Par ailleurs, l’ascension du Digital Markets Act (DMA) à l’échelle européenne accentue la pression réglementaire. Les obligations d’interopérabilité et le suivi renforcé des pratiques contractuelles auront des répercussions significatives sur les conditions économiques des partenariats commerciaux. À terme, l’équilibre entre innovation, rentabilité et conformité sera déterminant pour façonner le futur d’Apple en Europe.
Un avertissement pour l’ensemble du secteur
Cette condamnation ne se limite pas seulement au cas d’Apple : elle redessine les contours du pouvoir économique dans le secteur technologique. Les opérateurs télécoms, jusque-là perçus comme des intermédiaires dépendants, voient leur position renforcée par cette décision. Cela démontre qu’un modèle de domination commerciale, même soutenu par une marque prestigieuse, doit dorénavant s’aligner sur les règles locales de loyauté et d’équilibre contractuel.
Pour les investisseurs, le message est clair : la valorisation boursière des grands groupes technologiques sera de plus en plus liée à leur capacité à anticiper et à intégrer les risques réglementaires dans leur modèle économique. En Europe, la promesse d’un « marché unique digital » s’accompagne désormais d’une exigence précise : celle de la transparence et du partage équitable du pouvoir économique.

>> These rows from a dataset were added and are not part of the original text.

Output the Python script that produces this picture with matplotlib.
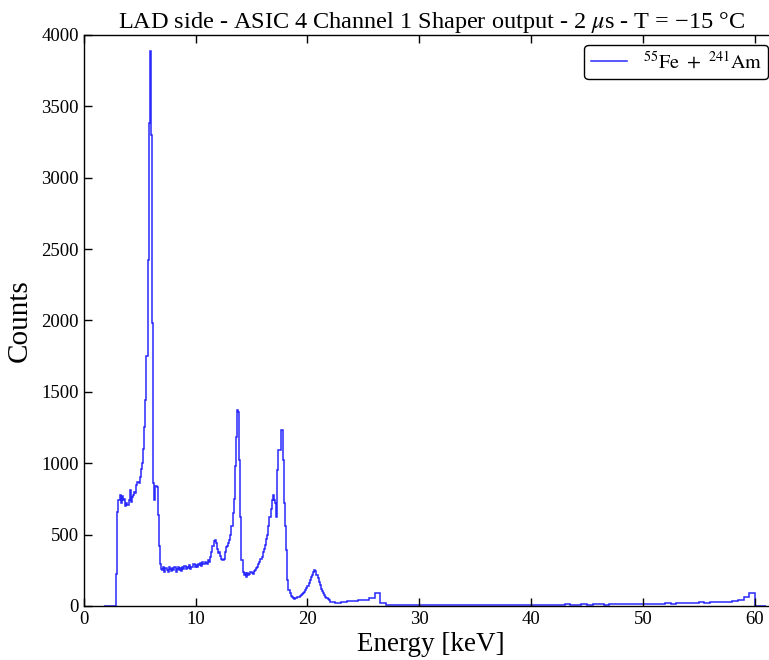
import numpy as np
import matplotlib
matplotlib.use("Agg")
import matplotlib.pyplot as plt

plt.rcParams['font.family'] = ['Liberation Serif', 'DejaVu Serif']
plt.rcParams['mathtext.fontset'] = 'stix'

# spectrum, fine binning (0.1 keV) from 1.8 keV to 22.0 keV
fine_start = 1.8
fine_width = 0.1
counts_fine = [
    0, 0, 0, 0, 0, 0, 0, 0, 0, 0, 0, 220,                 # 1.8 - 2.9
    660, 740, 780, 720, 770, 740, 750, 700, 720, 710,     # 3.0 - 3.9
    740, 810, 730, 760, 780, 800, 790, 850, 870, 860,     # 4.0 - 4.9
    900, 960, 1000, 1100, 1250, 1440, 1750, 2420, 3380, 3890,  # 5.0 - 5.9
    3300, 1980, 860, 740, 840, 830, 640, 420, 290, 260,   # 6.0 - 6.9
    250, 270, 240, 265, 250, 235, 270, 255, 245, 265,     # 7.0 - 7.9
    250, 270, 240, 260, 275, 250, 265, 245, 270, 260,     # 8.0 - 8.9
    280, 255, 270, 265, 285, 260, 275, 270, 290, 275,     # 9.0 - 9.9
    285, 270, 295, 285, 300, 280, 305, 290, 310, 300,     # 10.0 - 10.9
    295, 320, 305, 340, 380, 420, 455, 465, 440, 400,     # 11.0 - 11.9
    370, 380, 350, 330, 320, 330, 380, 410, 420, 440,     # 12.0 - 12.9
    460, 500, 560, 650, 750, 980, 1180, 1370, 1360, 1020,  # 13.0 - 13.9
    625, 320, 240, 215, 230, 200, 230, 215, 225, 240,     # 14.0 - 14.9
    230, 220, 245, 250, 265, 275, 295, 310, 330, 345,     # 15.0 - 15.9
    380, 400, 430, 470, 500, 560, 620, 680, 740, 780,     # 16.0 - 16.9
    740, 720, 625, 950, 1090, 1090, 1230, 1235, 1020, 720,  # 17.0 - 17.9
    560, 390, 180, 110, 90, 70, 60, 55, 50, 55,           # 18.0 - 18.9
    58, 60, 65, 70, 75, 82, 90, 100, 110, 125,            # 19.0 - 19.9
    140, 160, 180, 200, 215, 240, 250, 245, 215, 195,     # 20.0 - 20.9
    170, 145, 120, 105, 90, 78, 65, 55, 48, 40,           # 21.0 - 21.9
]

# spectrum, coarse binning (0.5 keV) from 22.0 keV to 61.0 keV
tail_start = 22.0
tail_width = 0.5
counts_tail = [
    28, 22, 30, 32, 35, 38, 42, 55, 88, 20,               # 22.0 - 26.5
    8, 6, 5, 7, 5, 6, 8, 5, 6, 7,                         # 27.0 - 31.5
    5, 8, 6, 5, 7, 6, 8, 5, 7, 6,                         # 32.0 - 36.5
    8, 7, 5, 9, 6, 8, 7, 9, 6, 8,                         # 37.0 - 41.5
    9, 7, 10, 8, 9, 11, 8, 10, 12, 9,                     # 42.0 - 46.5
    11, 10, 12, 11, 13, 12, 14, 13, 16, 15,               # 47.0 - 51.5
    17, 16, 19, 18, 21, 22, 24, 22, 26, 24,               # 52.0 - 56.5
    26, 28, 32, 38, 60, 92, 2, 0,                         # 57.0 - 60.5
]

edges_fine = fine_start + fine_width * np.arange(len(counts_fine) + 1)
edges_tail = tail_start + tail_width * np.arange(len(counts_tail) + 1)
edges = np.concatenate([edges_fine, edges_tail[1:]])
counts = np.array(counts_fine + counts_tail, dtype=float)

fig = plt.figure(figsize=(7.69, 6.6), dpi=100)
# the right spine sits just outside the saved picture, as in the original
ax = fig.add_axes([0.109, 0.082, 0.903, 0.865])

ax.stairs(counts, edges, color='#2828ff', linewidth=1.1,
          label=r'$^{55}\mathrm{Fe}\ +\ {}^{241}\mathrm{Am}$')

ax.set_xlim(0, 62.1)
ax.set_ylim(0, 4000)
ax.set_xticks([0, 10, 20, 30, 40, 50, 60])
ax.set_yticks(np.arange(0, 4001, 500))
ax.tick_params(direction='in', top=True, right=False, labelsize=13.5,
               length=5.5, width=1)
for s in ax.spines.values():
    s.set_linewidth(1.0)

ax.set_xlabel('Energy [keV]', fontsize=19.5, labelpad=3)
ax.set_ylabel('Counts', fontsize=21, labelpad=6)
ax.set_title('LAD side - ASIC 4 Channel 1 Shaper output - 2 $\\mu$s - T = \u221215 \u00b0C',
             fontsize=17.5, pad=5)

leg = ax.legend(loc='upper right', fontsize=14.5, fancybox=True,
                edgecolor='black', framealpha=1, handlelength=1.8,
                borderpad=0.3, borderaxespad=0.5)
leg.get_frame().set_linewidth(1.0)

fig.savefig('out.png', dpi=100)
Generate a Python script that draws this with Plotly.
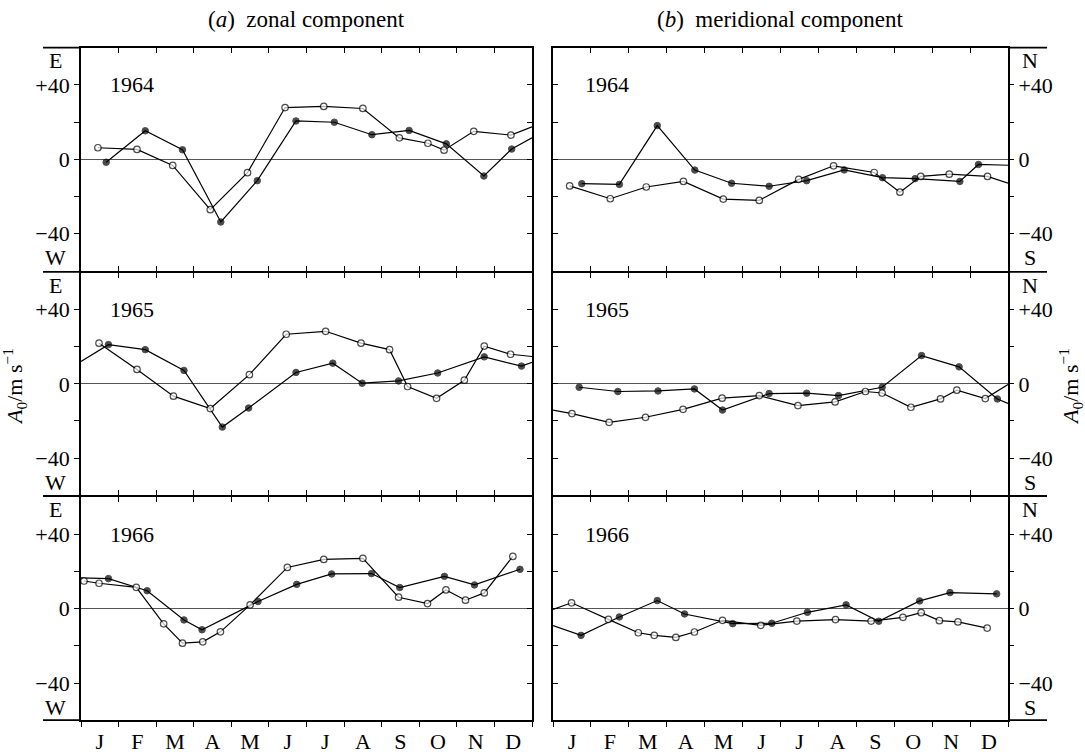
import plotly.graph_objects as go

# ---------------- data ----------------
MONTHS = ["J", "F", "M", "A", "M", "J", "J", "A", "S", "O", "N", "D"]
YEARS = ["1964", "1965", "1966"]
COLUMN_TITLES = ["(<i>a</i>)  zonal component", "(<i>b</i>)  meridional component"]
Y_TICKVALS = [-40, 0, 40]
Y_TICKTEXT = ["\u221240", "0", "+40"]
Y_MINORVALS = [-20, 20]
LEFT_DIRS = ["E", "W"]
RIGHT_DIRS = ["N", "S"]
Y_TITLE = "<i>A</i><sub>0</sub>/m s<sup>\u22121</sup>"

# x in months from start of January (0..12); values in m/s
ZON1964_OPEN_X = [0.45, 1.49, 2.44, 3.44, 4.43, 5.43, 6.46, 7.50, 8.47, 9.23, 9.66, 10.45, 11.44, 12.0]
ZON1964_OPEN_V = [6.2, 5.3, -3.3, -27.1, -7.2, 27.8, 28.4, 27.3, 11.5, 8.6, 4.9, 15.0, 13.0, 17.4]
ZON1964_FILL_X = [0.67, 1.71, 2.70, 3.72, 4.69, 5.72, 6.74, 7.74, 8.73, 9.72, 10.72, 11.46, 12.0]
ZON1964_FILL_V = [-1.6, 15.3, 5.1, -33.7, -11.5, 20.6, 19.9, 13.2, 15.5, 8.3, -9.0, 5.5, 11.5]

ZON1965_OPEN_X = [0.48, 1.49, 2.46, 3.44, 4.48, 5.46, 6.51, 7.45, 8.21, 8.69, 9.46, 10.20, 10.73, 11.43, 12.0]
ZON1965_OPEN_V = [22.0, 7.8, -6.6, -13.3, 5.0, 26.8, 28.4, 22.0, 18.5, -1.4, -7.8, 2.0, 20.4, 16.0, 14.8]
ZON1965_FILL_X = [0.0, 0.73, 1.71, 2.74, 3.76, 4.46, 5.72, 6.70, 7.48, 8.45, 9.49, 10.73, 11.72, 12.0]
ZON1965_FILL_V = [12.1, 21.2, 18.5, 7.3, -23.3, -13.0, 6.2, 11.2, 0.4, 1.6, 5.9, 14.6, 9.6, 11.6]

ZON1966_OPEN_X = [0.08, 0.48, 1.47, 2.20, 2.70, 3.24, 3.71, 4.50, 5.49, 6.46, 7.50, 8.45, 9.22, 9.71, 10.23, 10.73, 11.49]
ZON1966_OPEN_V = [14.8, 13.6, 11.4, -8.2, -18.6, -17.9, -12.5, 2.0, 22.1, 26.4, 27.0, 6.1, 2.7, 10.0, 4.5, 8.4, 28.0]
ZON1966_FILL_X = [0.0, 0.73, 1.76, 2.74, 3.22, 4.71, 5.74, 6.67, 7.73, 8.48, 9.67, 10.47, 11.68]
ZON1966_FILL_V = [16.5, 16.1, 9.6, -6.1, -11.4, 3.8, 13.0, 18.6, 18.8, 11.3, 17.3, 12.7, 21.1]

MER1964_OPEN_X = [0.44, 1.51, 2.46, 3.44, 4.49, 5.44, 6.48, 7.40, 8.47, 9.15, 9.70, 10.45, 11.46, 12.0]
MER1964_OPEN_V = [-14.3, -21.2, -14.9, -11.9, -21.4, -22.1, -10.8, -3.5, -7.1, -17.7, -9.2, -8.0, -9.2, -12.8]
MER1964_FILL_X = [0.76, 1.75, 2.75, 3.74, 4.71, 5.70, 6.69, 7.68, 8.69, 9.55, 10.73, 11.22, 12.0]
MER1964_FILL_V = [-13.1, -13.5, 18.1, -5.8, -12.9, -14.5, -11.5, -5.7, -9.9, -10.4, -11.9, -2.8, -3.2]

MER1965_OPEN_X = [0.0, 0.50, 1.48, 2.44, 3.43, 4.46, 5.44, 6.46, 7.44, 8.24, 8.68, 9.44, 10.22, 10.65, 11.40, 12.0]
MER1965_OPEN_V = [-14.1, -16.0, -20.7, -18.0, -13.7, -7.7, -6.3, -11.7, -9.7, -4.1, -4.9, -12.6, -8.1, -3.4, -7.9, -0.3]
MER1965_FILL_X = [0.69, 1.71, 2.77, 3.73, 4.47, 5.70, 6.69, 7.53, 8.68, 9.72, 10.71, 11.72, 12.0]
MER1965_FILL_V = [-1.8, -4.1, -3.8, -2.7, -14.1, -5.2, -5.0, -6.3, -1.8, 15.3, 9.2, -8.1, -10.5]

MER1966_OPEN_X = [0.0, 0.49, 1.46, 2.25, 2.67, 3.24, 3.73, 4.47, 5.48, 6.43, 7.45, 8.39, 9.23, 9.71, 10.19, 10.68, 11.45]
MER1966_OPEN_V = [-0.5, 3.1, -5.8, -13.0, -14.4, -15.5, -12.6, -6.3, -9.0, -6.7, -5.9, -6.7, -4.7, -2.2, -6.5, -7.2, -10.5]
MER1966_FILL_X = [0.0, 0.74, 1.75, 2.75, 3.47, 4.74, 5.77, 6.71, 7.73, 8.59, 9.67, 10.47, 11.70]
MER1966_FILL_V = [-9.2, -14.4, -4.5, 4.3, -2.9, -8.1, -7.9, -2.0, 2.0, -6.8, 4.1, 8.6, 7.9]

PANELS = [
    [(ZON1964_OPEN_X, ZON1964_OPEN_V, ZON1964_FILL_X, ZON1964_FILL_V),
     (MER1964_OPEN_X, MER1964_OPEN_V, MER1964_FILL_X, MER1964_FILL_V)],
    [(ZON1965_OPEN_X, ZON1965_OPEN_V, ZON1965_FILL_X, ZON1965_FILL_V),
     (MER1965_OPEN_X, MER1965_OPEN_V, MER1965_FILL_X, MER1965_FILL_V)],
    [(ZON1966_OPEN_X, ZON1966_OPEN_V, ZON1966_FILL_X, ZON1966_FILL_V),
     (MER1966_OPEN_X, MER1966_OPEN_V, MER1966_FILL_X, MER1966_FILL_V)],
]

# ---------------- layout geometry ----------------
W, H = 1085, 754
FONT = "'Liberation Serif', 'DejaVu Serif', serif"


def fx(p):
    return p / W


def fy(p):
    return 1 - p / H


LINE_W = 1.2
MSIZE = 6.5
TICKLEN = 5
TICKW = 1.4
FRAME_W = 1.8
TXT = dict(family=FONT, size=22, color="black")

X_PIX = [(81, 532), (553, 1008)]
ROW_BOUNDS = [48, 274, 500, 726]
# inner separators: shift domains so the two frame lines coincide
Y_PIX = []
for i in range(3):
    top = ROW_BOUNDS[i] + (FRAME_W / 2 if i > 0 else 0)
    bot = ROW_BOUNDS[i + 1] - (FRAME_W / 2 if i < 2 else 0)
    Y_PIX.append((top, bot))


def axname(prefix, n):
    return prefix if n == 1 else f"{prefix}{n}"


def laykey(prefix, n):
    return f"{prefix}axis" if n == 1 else f"{prefix}axis{n}"


fig = go.Figure()
layout = {}
annotations = []
shapes = []


def minor(ticks):
    return dict(tickvals=Y_MINORVALS, ticks=ticks, ticklen=TICKLEN,
                tickwidth=TICKW, tickcolor="black", showgrid=False)


def sizes(xs):
    return [0 if (v <= 0.0 or v >= 12.0) else MSIZE for v in xs]


for r in range(3):
    for c in range(2):
        k = r * 2 + c
        n = k + 1
        xa, ya = axname("x", n), axname("y", n)
        ox, ov, fxs, fvs = PANELS[r][c]

        fig.add_trace(go.Scatter(
            x=fxs, y=fvs, mode="lines+markers", xaxis=xa, yaxis=ya,
            line=dict(color="black", width=LINE_W),
            marker=dict(symbol="circle", size=sizes(fxs), color="black",
                        line=dict(color="black", width=1)),
            showlegend=False, hoverinfo="skip"))
        fig.add_trace(go.Scatter(
            x=ox, y=ov, mode="lines+markers", xaxis=xa, yaxis=ya,
            line=dict(color="black", width=LINE_W),
            marker=dict(symbol="circle", size=sizes(ox), color="white",
                        line=dict(color="black", width=1.2)),
            showlegend=False, hoverinfo="skip"))

        xdom = [fx(X_PIX[c][0]), fx(X_PIX[c][1])]
        ydom = [fy(Y_PIX[r][1]), fy(Y_PIX[r][0])]

        xaxis = dict(domain=xdom, range=[0, 12], anchor=ya, showline=True,
                     linecolor="black", linewidth=FRAME_W, tickvals=list(range(13)),
                     ticklen=TICKLEN, tickwidth=TICKW, tickcolor="black",
                     showticklabels=False, showgrid=False, zeroline=False,
                     fixedrange=True)
        if r < 2:
            xaxis.update(ticks="inside", mirror="ticks")
        else:
            xaxis.update(ticks="outside", mirror=True)
        layout[laykey("x", n)] = xaxis

        yaxis = dict(domain=ydom, range=[-60, 60], anchor=xa, showline=True,
                     linecolor="black", linewidth=FRAME_W, mirror=True,
                     tickvals=Y_TICKVALS, ticktext=Y_TICKTEXT,
                     ticklen=TICKLEN, tickwidth=TICKW, tickcolor="black",
                     showgrid=False, zeroline=True, zerolinecolor="#555555",
                     zerolinewidth=1, tickfont=TXT, fixedrange=True)
        if c == 0:
            yaxis.update(ticks="outside", showticklabels=True, minor=minor("outside"))
        else:
            yaxis.update(ticks="inside", showticklabels=False, minor=minor("inside"))
        layout[laykey("y", n)] = yaxis

        # overlay y axis on the right side of the panel
        m = 7 + k
        oy = dict(overlaying=ya, anchor=xa, side="right", range=[-60, 60],
                  tickvals=Y_TICKVALS, ticktext=Y_TICKTEXT, ticklen=TICKLEN,
                  tickwidth=TICKW, tickcolor="black", showline=False,
                  showgrid=False, zeroline=False, tickfont=TXT, fixedrange=True)
        if c == 0:
            oy.update(ticks="inside", showticklabels=False, minor=minor("inside"))
        else:
            oy.update(ticks="outside", showticklabels=True, minor=minor("outside"))
        layout[laykey("y", m)] = oy
        fig.add_trace(go.Scatter(x=[None], y=[None], xaxis=xa, yaxis=axname("y", m),
                                 showlegend=False, hoverinfo="skip"))

        if r == 2:
            # top ticks (pointing down) and month labels
            mt = 7 + c
            ml = 9 + c
            layout[laykey("x", mt)] = dict(
                overlaying=xa, anchor=ya, side="top", range=[0, 12],
                tickvals=list(range(13)), ticks="inside", ticklen=TICKLEN,
                tickwidth=TICKW, tickcolor="black", showticklabels=False,
                showline=False, showgrid=False, zeroline=False, fixedrange=True)
            layout[laykey("x", ml)] = dict(
                overlaying=xa, anchor=ya, side="bottom", range=[0, 12],
                tickvals=[i + 0.5 for i in range(12)], ticktext=MONTHS,
                ticks="", showline=False, showgrid=False, zeroline=False,
                tickfont=TXT, ticklabelstandoff=6, fixedrange=True)
            fig.add_trace(go.Scatter(x=[None], y=[None], xaxis=axname("x", mt), yaxis=ya,
                                     showlegend=False, hoverinfo="skip"))
            fig.add_trace(go.Scatter(x=[None], y=[None], xaxis=axname("x", ml), yaxis=ya,
                                     showlegend=False, hoverinfo="skip"))

        # year label
        annotations.append(dict(
            text=YEARS[r], xref=xa, yref=ya, x=0.72 if c == 0 else 0.78, y=40,
            xanchor="left", yanchor="middle", showarrow=False, font=TXT))
        # direction letters
        dirs = LEFT_DIRS if c == 0 else RIGHT_DIRS
        dx = 55 if c == 0 else 1030
        for letter, yv in zip(dirs, [53, -53]):
            annotations.append(dict(
                text=letter, xref="paper", yref=ya, x=fx(dx), y=yv,
                xanchor="center", yanchor="middle", showarrow=False, font=TXT))

# column titles
for c, t in enumerate(COLUMN_TITLES):
    annotations.append(dict(
        text=t, xref="paper", yref="paper", x=fx((X_PIX[c][0] + X_PIX[c][1]) / 2),
        y=fy(20), xanchor="center", yanchor="middle", showarrow=False,
        font=dict(family=FONT, size=23, color="black")))

# axis titles
for xp in (15, 1071):
    annotations.append(dict(
        text=Y_TITLE, xref="paper", yref="paper", x=fx(xp), y=fy(390),
        xanchor="center", yanchor="middle", textangle=-90, showarrow=False,
        font=TXT))

# frame extensions of horizontal separators
for yp in ROW_BOUNDS:
    shapes.append(dict(type="line", xref="paper", yref="paper",
                       x0=fx(43), x1=fx(81), y0=fy(yp), y1=fy(yp),
                       line=dict(color="black", width=FRAME_W)))
    shapes.append(dict(type="line", xref="paper", yref="paper",
                       x0=fx(1008), x1=fx(1047), y0=fy(yp), y1=fy(yp),
                       line=dict(color="black", width=FRAME_W)))

fig.update_layout(
    width=W, height=H, margin=dict(l=0, r=0, t=0, b=0),
    paper_bgcolor="white", plot_bgcolor="white",
    font=TXT, annotations=annotations, shapes=shapes, showlegend=False,
    **layout)

fig.write_html("out.html")
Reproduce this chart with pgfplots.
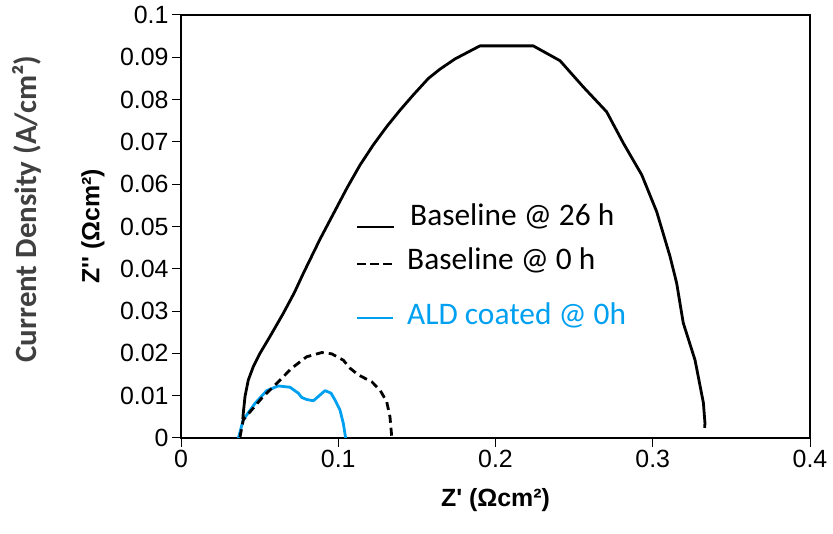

Ce jugement pourrait également influencer la stratégie d’investissement d’Apple en Europe. L’entreprise, qui envisageait d’accroître sa production et ses services sur le continent, devra maintenant naviguer dans un cadre juridique plus restrictif. Les coûts associés aux risques réglementaires, autresfois marginalisés dans ses rapports financiers, pourraient devenir un facteur clé dans ses décisions d’allocation de capitaux. De plus, les exigences de conformité locales — touchant à la transparence contractuelle, l’accès aux données ou la neutralité technologique — imposent à la société une adaptation minutieuse à chaque marché européen. À moyen terme, cette dynamique pourrait ralentir certaines innovations ou altérer les conditions de rentabilité de ses collaborations commerciales.